What are the unique challenges you faced? Can you tell me any personal stories about your experience?

I had to live in a community where there was an outbreak of tuberculosis. We had over 30 active cases in our community at one point. I had to live with the lack of proper running water and sewage. In many ways that was an adaptation; it’s one thing when you’re going to work abroad, but it’s another thing when you’re going to work in Canada. The other challenges are trying to work, as an outside teacher, in a system that has a very complicated history with its indigenous history.

What do you think can be done to retain teachers in rural areas?

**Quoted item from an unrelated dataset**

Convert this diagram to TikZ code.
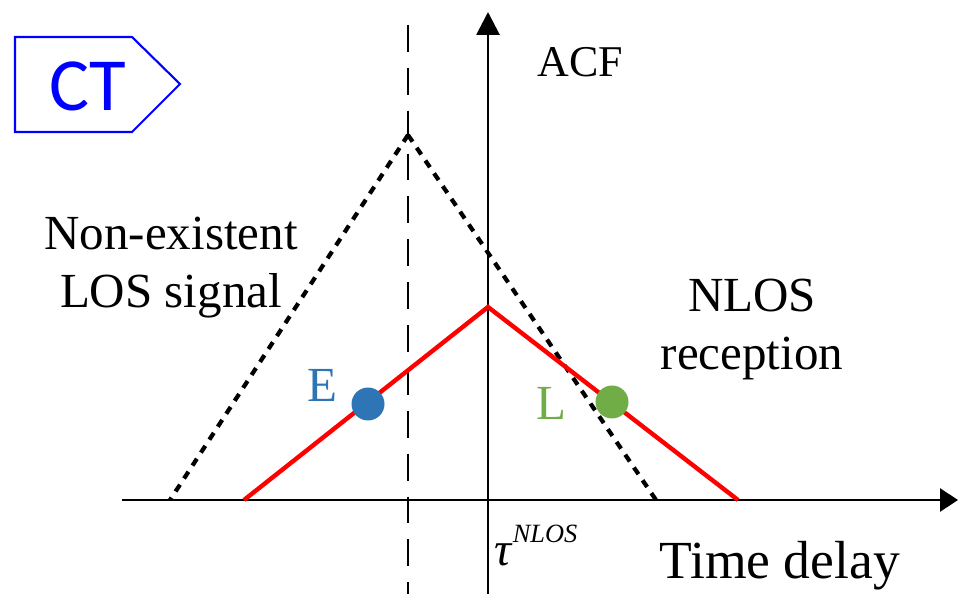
\documentclass[tikz,border=0pt]{standalone}
\usepackage{fontspec}
\setmainfont{Liberation Serif}
\newfontfamily\ctfont{Carlito}
\usetikzlibrary{arrows.meta}
\definecolor{eblue}{RGB}{46,117,182}
\definecolor{lgreen}{RGB}{112,173,71}
\definecolor{ctblue}{RGB}{0,0,255}
\tikzset{
  vaxis/.style={line width=1.6pt,-{Triangle[length=0.46cm,width=0.46cm]}},
  haxis/.style={line width=1.6pt,-{Triangle[length=0.36cm,width=0.46cm]}},
  dotline/.style={line width=2.4pt,dash pattern=on 4.6pt off 4.2pt,black},
  redline/.style={line width=2.5pt,red},
  vdash/.style={line width=1.6pt,dash pattern=on 15.3pt off 9.1pt},
  lbl/.style={font=\fontsize{27.9}{33}\selectfont,inner sep=0pt},
  dot/.style={circle,minimum size=0.66cm,inner sep=0pt},
}
\begin{document}
\begin{tikzpicture}[x=0.02cm,y=-0.02cm]
\useasboundingbox (0,0) rectangle (959,594);
% coordinates
\coordinate (xs) at (122,500);
\coordinate (xe) at (958,500);
\coordinate (ys) at (488,594);
\coordinate (ye) at (488,12);
\coordinate (ds) at (408,600);
\coordinate (de) at (408,25);
\coordinate (bl) at (170,500);
\coordinate (bp) at (408,135);
\coordinate (br) at (656,500);
\coordinate (rl) at (244,500);
\coordinate (rp) at (488,307);
\coordinate (rr) at (738,500);
% dashed vertical
\draw[vdash] (de) -- (ds);
% axes
\draw[haxis] (xs) -- (xe);
\draw[vaxis] (ys) -- (ye);
% triangles
\draw[dotline] (bp) -- (bl);
\draw[dotline] (bp) -- (br);
\draw[redline] (rl) -- (rp) -- (rr);
% points
\node[dot,fill=eblue] (E) at (368,404) {};
\node[dot,fill=lgreen] (L) at (612,402) {};
\node[lbl,text=eblue] (Elab) at (322,385) {E};
\node[lbl,text=lgreen] (Llab) at (551,403) {L};
% labels
\node[lbl,font=\fontsize{25}{30}\selectfont] (acf) at (580,62) {ACF};
\node[lbl,align=center] (los) at (171,268) {Non-existent\\LOS signal};
\node[lbl,align=center] (nlos) at (752,329) {NLOS\\reception};
\node[lbl,anchor=base west,font=\fontsize{30.5}{36}\selectfont] (td) at (659,578) {Time delay};
\node[lbl,anchor=base west,font=\fontsize{27}{32}\selectfont] (tau) at (494,565) {\textit{τ}\raisebox{0.48em}{\fontsize{15}{18}\selectfont\textit{NLOS}}};
% CT tag
\draw[ctblue,line width=1.2pt] (15,37) -- (132,37) -- (180,84) -- (132,132) -- (15,132) -- cycle;
\node[inner sep=0pt,text=ctblue,font=\ctfont\fontsize{42.7}{50}\selectfont] (ct) at (88,86) {CT};
\end{tikzpicture}
\end{document}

I think we need to look at how we train teachers, [and] the general public, about our history and what has happened with our indigenous community, because most people don’t really know the history. Secondly, we need to rebrand how we see the north, and inspire Canadians of all professions to get involved in these communities. Third, we need think about compensation. That might make it a lot easier for people to work in tough conditions. It’s a place where there are high needs and low resources. As a teacher, you take on a lot of those traumas, as well, which is emotionally challenging for many people. We have to work on compensating those people who are willing to take on those roles. I think it’s important to remind people of the value of teachers, and bring prestige back to that profession.

What do you think states should do to improve rural education or opportunities for rural students?

There needs to be a lot more investment. As educators, we need to find a way to connect, advocate and lobby, not just in education but also housing, healthcare and healing. When we don’t see more investment in those areas, that all comes into our classrooms and makes our jobs more difficult as teachers.

What are you most proud of?

There’s so many wonderful moments I have as a teacher connecting with kids. Recently, due to the global teacher prize, I was able to take students to Chile. I brought two students and they got to have a one-hour conversation with the first female president of Chile. They were able to share their culture, language and experiences. It was great.

This interview has been edited for clarity and length.